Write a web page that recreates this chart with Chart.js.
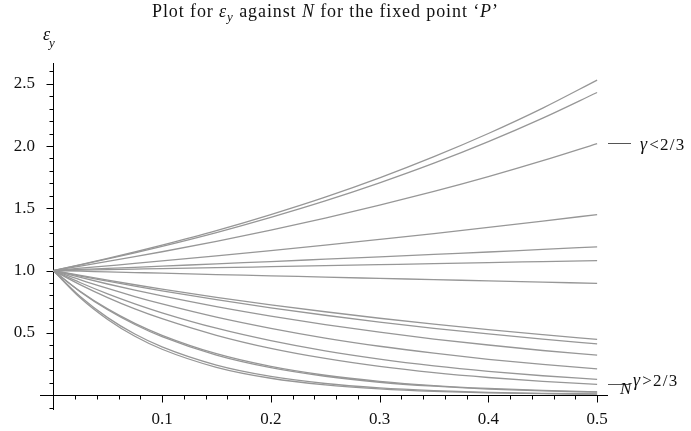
<!DOCTYPE html>
<html>
<head>
<meta charset="utf-8">
<script src="https://cdn.jsdelivr.net/npm/chart.js@4.4.1/dist/chart.umd.min.js"></script>
<style>
  html, body { margin: 0; padding: 0; background: #fff; }
  #wrap { width: 691px; height: 431px; position: relative; }
</style>
</head>
<body>
<div id="wrap"><canvas id="c" width="691" height="431"></canvas></div>
<script>
// ---- data ----
const nValues = [0, 0.025, 0.05, 0.075, 0.1, 0.15, 0.2, 0.25, 0.3, 0.35, 0.4, 0.45, 0.5];

const curveU1 = [1, 1.047, 1.097, 1.149, 1.204, 1.321, 1.450, 1.590, 1.745, 1.915, 2.101, 2.305, 2.530];
const curveU2 = [1, 1.045, 1.093, 1.142, 1.194, 1.305, 1.427, 1.559, 1.704, 1.862, 2.035, 2.224, 2.430];
const curveU3 = [1, 1.036, 1.073, 1.111, 1.151, 1.235, 1.325, 1.421, 1.525, 1.636, 1.755, 1.883, 2.020];
const curveU4 = [1, 1.019, 1.038, 1.057, 1.077, 1.118, 1.160, 1.204, 1.250, 1.297, 1.346, 1.397, 1.450];
const curveU5 = [1, 1.009, 1.018, 1.026, 1.035, 1.054, 1.072, 1.091, 1.110, 1.130, 1.149, 1.170, 1.190];
const curveU6 = [1, 1.004, 1.008, 1.012, 1.016, 1.023, 1.031, 1.039, 1.047, 1.055, 1.064, 1.072, 1.080];
const curveU7 = [1, 0.995, 0.989, 0.984, 0.979, 0.968, 0.958, 0.947, 0.937, 0.927, 0.917, 0.907, 0.897];
const curveL1 = [1, 0.961, 0.923, 0.886, 0.851, 0.785, 0.725, 0.669, 0.617, 0.569, 0.525, 0.485, 0.447];
const curveL2 = [1, 0.956, 0.915, 0.875, 0.837, 0.766, 0.701, 0.641, 0.586, 0.536, 0.491, 0.449, 0.411];
const curveL3 = [1, 0.945, 0.892, 0.843, 0.796, 0.710, 0.634, 0.566, 0.505, 0.450, 0.402, 0.358, 0.320];
const curveL4 = [1, 0.925, 0.856, 0.791, 0.732, 0.626, 0.536, 0.458, 0.392, 0.336, 0.287, 0.246, 0.210];
const curveL5 = [1, 0.902, 0.813, 0.733, 0.661, 0.537, 0.437, 0.355, 0.289, 0.235, 0.191, 0.155, 0.126];
const curveL6 = [1, 0.885, 0.783, 0.692, 0.613, 0.480, 0.375, 0.294, 0.230, 0.180, 0.141, 0.110, 0.086];
const curveL7 = [1, 0.832, 0.692, 0.576, 0.480, 0.332, 0.230, 0.159, 0.110, 0.076, 0.053, 0.037, 0.025];
const curveL8 = [1, 0.828, 0.685, 0.567, 0.469, 0.321, 0.220, 0.151, 0.103, 0.071, 0.048, 0.033, 0.023];
const curveL9 = [1, 0.789, 0.622, 0.490, 0.387, 0.241, 0.150, 0.093, 0.058, 0.036, 0.022, 0.014, 0.009];
const curveL10 = [1, 0.779, 0.607, 0.472, 0.368, 0.223, 0.135, 0.082, 0.050, 0.030, 0.018, 0.011, 0.007];

const xTickValues = [0.1, 0.2, 0.3, 0.4, 0.5];
const yTickValues = [0.5, 1.0, 1.5, 2.0, 2.5];

const allCurves = [curveU1, curveU2, curveU3, curveU4, curveU5, curveU6, curveU7,
  curveL1, curveL2, curveL3, curveL4, curveL5, curveL6, curveL7, curveL8, curveL9, curveL10];

// ---- styling ----
const SERIF = '"Liberation Serif", "DejaVu Serif", serif';
const LINE_COLOR = '#979797';

const datasets = allCurves.map(arr => ({
  data: nValues.map((n, i) => ({ x: n, y: arr[i] })),
  borderColor: LINE_COLOR,
  borderWidth: 1.3,
  pointRadius: 0,
  fill: false,
  cubicInterpolationMode: 'monotone',
  clip: false
}));

// draw text made of styled parts, char by char with extra spacing
function drawRich(ctx, parts, x, y, spacing) {
  let cx = x;
  const sp = spacing || 0;
  for (const p of parts) {
    ctx.font = p.font;
    for (const ch of p.t) {
      ctx.fillText(ch, cx, y + (p.dy || 0));
      cx += ctx.measureText(ch).width + sp;
    }
    cx += (p.after || 0);
  }
  return cx;
}
function richWidth(ctx, parts) {
  let w = 0, n = 0;
  for (const p of parts) {
    ctx.font = p.font;
    for (const ch of p.t) { w += ctx.measureText(ch).width; n++; }
    w += (p.after || 0);
  }
  return { w, n };
}

const axesPlugin = {
  id: 'axesPlugin',
  beforeDatasetsDraw(chart) {
    const { ctx, scales: { x, y } } = chart;
    const x0 = Math.round(x.getPixelForValue(0)) + 0.5;
    const y0 = Math.round(y.getPixelForValue(0)) + 0.5;
    ctx.save();
    ctx.strokeStyle = '#000';
    ctx.lineWidth = 1;
    ctx.beginPath();
    ctx.moveTo(x.left, y0); ctx.lineTo(x.right, y0);
    ctx.moveTo(x0, y.top); ctx.lineTo(x0, y.bottom);
    for (let k = 1; k <= 25; k++) {
      const v = k * 0.02;
      const px = Math.round(x.getPixelForValue(v)) + 0.5;
      const major = k % 5 === 0;
      ctx.moveTo(px, y0); ctx.lineTo(px, y0 + (major ? 7 : 4));
    }
    for (let k = -1; k <= 26; k++) {
      if (k === 0) continue;
      const v = k * 0.1;
      const py = Math.round(y.getPixelForValue(v)) + 0.5;
      const major = k % 5 === 0;
      ctx.moveTo(x0, py); ctx.lineTo(x0 - (major ? 7 : 4), py);
    }
    ctx.stroke();
    ctx.restore();
  },
  afterDraw(chart) {
    const { ctx } = chart;
    ctx.save();
    ctx.fillStyle = '#111';
    ctx.textBaseline = 'alphabetic';
    ctx.textAlign = 'left';
    // title, spread to the reference width
    const sz = 18;
    const n = `${sz}px ${SERIF}`, it = `italic ${sz}px ${SERIF}`, sub = `italic ${Math.round(sz*0.72)}px ${SERIF}`;
    const titleParts = [
      { t: 'Plot for ', font: n },
      { t: 'ε', font: it },
      { t: 'y', font: sub, dy: 4 },
      { t: ' against ', font: n },
      { t: 'N', font: it },
      { t: ' for the fixed point ‘', font: n },
      { t: 'P', font: it },
      { t: '’', font: n }
    ];
    const target = 346;
    const m = richWidth(ctx, titleParts);
    const sp = Math.max(0, (target - m.w) / (m.n - 1));
    drawRich(ctx, titleParts, 325 - target / 2, 17, sp);
    // y-axis label
    drawRich(ctx, [
      { t: 'ε', font: `italic 18px ${SERIF}`, after: -1 },
      { t: 'y', font: `italic 13px ${SERIF}`, dy: 7 }
    ], 43, 40);
    // annotations
    ctx.strokeStyle = '#555';
    ctx.lineWidth = 1;
    ctx.beginPath();
    ctx.moveTo(608, 143.5); ctx.lineTo(631, 143.5);
    ctx.moveTo(608, 384.5); ctx.lineTo(630, 384.5);
    ctx.stroke();
    drawRich(ctx, [
      { t: 'γ', font: `italic 18px ${SERIF}`, after: 1 },
      { t: '<2/3', font: `17px ${SERIF}` }
    ], 640, 150, 1.2);
    // x-axis label N
    ctx.font = `italic 17px ${SERIF}`;
    ctx.fillText('N', 620, 394);
    drawRich(ctx, [
      { t: 'γ', font: `italic 18px ${SERIF}`, after: 1 },
      { t: '>2/3', font: `17px ${SERIF}` }
    ], 633, 386, 1.2);
    ctx.restore();
  }
};

new Chart(document.getElementById('c'), {
  type: 'line',
  data: { datasets },
  options: {
    responsive: false,
    animation: false,
    events: [],
    layout: { padding: { top: 63, right: 83, left: 0, bottom: 0 } },
    plugins: { legend: { display: false }, tooltip: { enabled: false }, title: { display: false } },
    scales: {
      x: {
        type: 'linear',
        min: -0.0122,
        max: 0.51,
        grid: { display: false, drawTicks: false },
        border: { display: false },
        afterBuildTicks: s => { s.ticks = xTickValues.map(v => ({ value: v })); },
        afterFit: s => { s.height = 21; },
        ticks: {
          padding: -1,
          color: '#111',
          font: { family: SERIF, size: 17 },
          maxRotation: 0,
          autoSkip: false,
          callback: v => Number(v).toFixed(1)
        }
      },
      y: {
        type: 'linear',
        min: -0.12,
        max: 2.667,
        grid: { display: false, drawTicks: false },
        border: { display: false },
        afterBuildTicks: s => { s.ticks = yTickValues.map(v => ({ value: v })); },
        afterFit: s => { s.width = 40; },
        ticks: {
          padding: 5,
          color: '#111',
          font: { family: SERIF, size: 17 },
          autoSkip: false,
          callback: v => Number(v).toFixed(1)
        }
      }
    }
  },
  plugins: [axesPlugin]
});
</script>
</body>
</html>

§ Exercise brief
Repeat only the lines between the start of the data and the line with "0.4, 0.45, 0.5];", including those two lines, and skip the pictures.

§ Answer below
Write a web page that recreates this chart with Chart.js.
<!DOCTYPE html>
<html>
<head>
<meta charset="utf-8">
<script src="https://cdn.jsdelivr.net/npm/chart.js@4.4.1/dist/chart.umd.min.js"></script>
<style>
  html, body { margin: 0; padding: 0; background: #fff; }
  #wrap { width: 691px; height: 431px; position: relative; }
</style>
</head>
<body>
<div id="wrap"><canvas id="c" width="691" height="431"></canvas></div>
<script>
// ---- data ----
const nValues = [0, 0.025, 0.05, 0.075, 0.1, 0.15, 0.2, 0.25, 0.3, 0.35, 0.4, 0.45, 0.5];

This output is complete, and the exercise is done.